Government's claim that the wrongful death proceeds are subject to a § 2041 power of appointment because they are distributed under the terms of decedent's will was also considered by the Second Circuit in Connecticut Bank & Trust Company v. United States, supra. The Court said:
"This, in effect, asserts that any property which is distributed according to a testamentary disposition is taxable as part of the gross estate, a view which enlarges the statute far beyond the purposes intended for it by Congress. A sufficient answer to the Government's position is that, at the very least, property subject to a § 2041 power of appointment must be in existence prior to the time of the decedent's death, cf. United States v. Merchants National Bank of Mobile, 261 F.2d 570, 573 (5 Cir. 1958).
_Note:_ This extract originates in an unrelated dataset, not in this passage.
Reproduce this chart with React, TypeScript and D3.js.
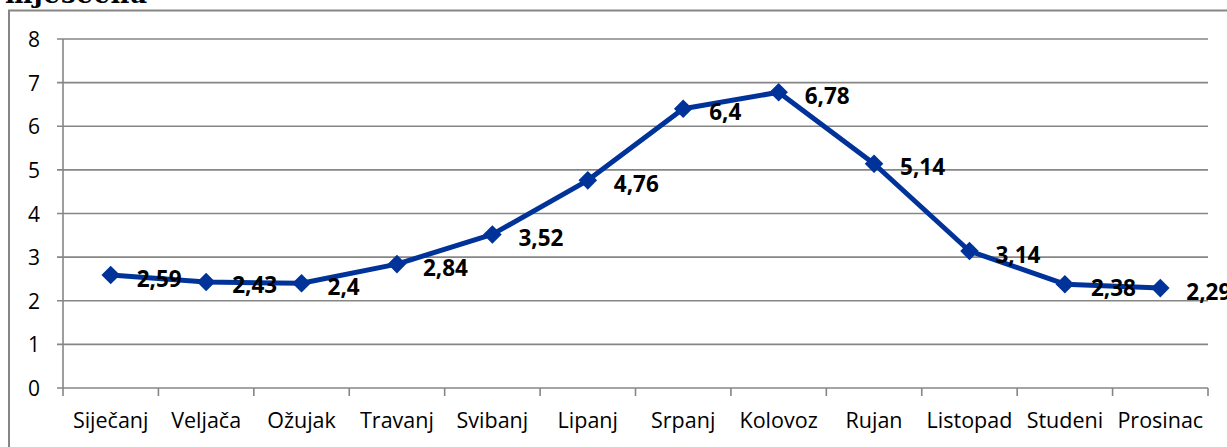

"Section 2041 was never intended to encompass within the gross estate what the Government now claims. If the Government were correct, then income earned during the administration of an estate and later distributed according to the terms of the will would be included in the value of the gross estate under § 2041, but it is abundantly clear that such income is not subject to the estate tax, Alston v. United States, 349 F.2d 87, 88-89 (5 Cir. 1965); Waldrop v. United States, 137 F.Supp. 753, 756, 133 Ct.Cl. 902 (1956); see also, Maass v. Higgins, 312 U.S. 443, 61 S.Ct. 631, 85 L. Ed. 940 (1941).
"Moreover § 2041(a)(2) provides that `[a] disclaimer or renunciation of such a power of appointment shall not be deemed a release of such power'. `If a decedent exercises this right [to disclaim], the value of the property as to which he has renounced the power will not be included in his gross estate', Jenkins v. United States, 428 F.2d 538, 550 (5 Cir.), cert. denied, 400 U.S. 829, 91 S.Ct. 59, 27 L.Ed.2d 59 (1970); see also, 26 C.F.R. § 20.2041-3(d)(6) (1972). Under the Government's theory, however, it would be impossible for the decedent to renounce his `general power of appointment' over the wrongful death proceeds, because they did not exist prior to his death."
I agree with this reasoning and holding and adopt it in this case.
I therefore hold that the amount of money recovered in Iowa for wrongful death is not includible in decedent's estate for federal estate tax purposes.
It is not clear to the Court whether the deficiency of $39,312.48 levied against the Beckett Estate included the tax on the $60,000 settlement for the death of Violet Beckett which went into the Ray Beckett Estate. It is not argued that this settlement is not taxable as a part of his estate. Nor is it argued that part of the $85,000 included damages for personal injuries sustained by Beckett during the few days he survived after the explosion.
It is my opinion that Raymond M. Lang, Administrator C/T/A of the Estate of Ray R. Beckett, deceased is entitled to refund of estate tax and interest paid the defendant on the proceeds of the wrongful death settlement of $85,000 for the death of Ray R. Beckett. Counsel in this case are ORDERED to stipulate as to the correct amount of the refund.
It is also my opinion that Richard C. Morgan, Executor of the Estate of Marijane S. Morgan and the other named plaintiffs are entitled to a refund of estate tax paid the defendant in the amount of $1837.10 on the proceeds of the wrongful death settlement of $20,000 for the death of Marijane S. Morgan.
The Clerk of the Court is authorized and directed to enter appropriate judgment in each case in accordance herewith together with interest as provided by law and the costs of each case.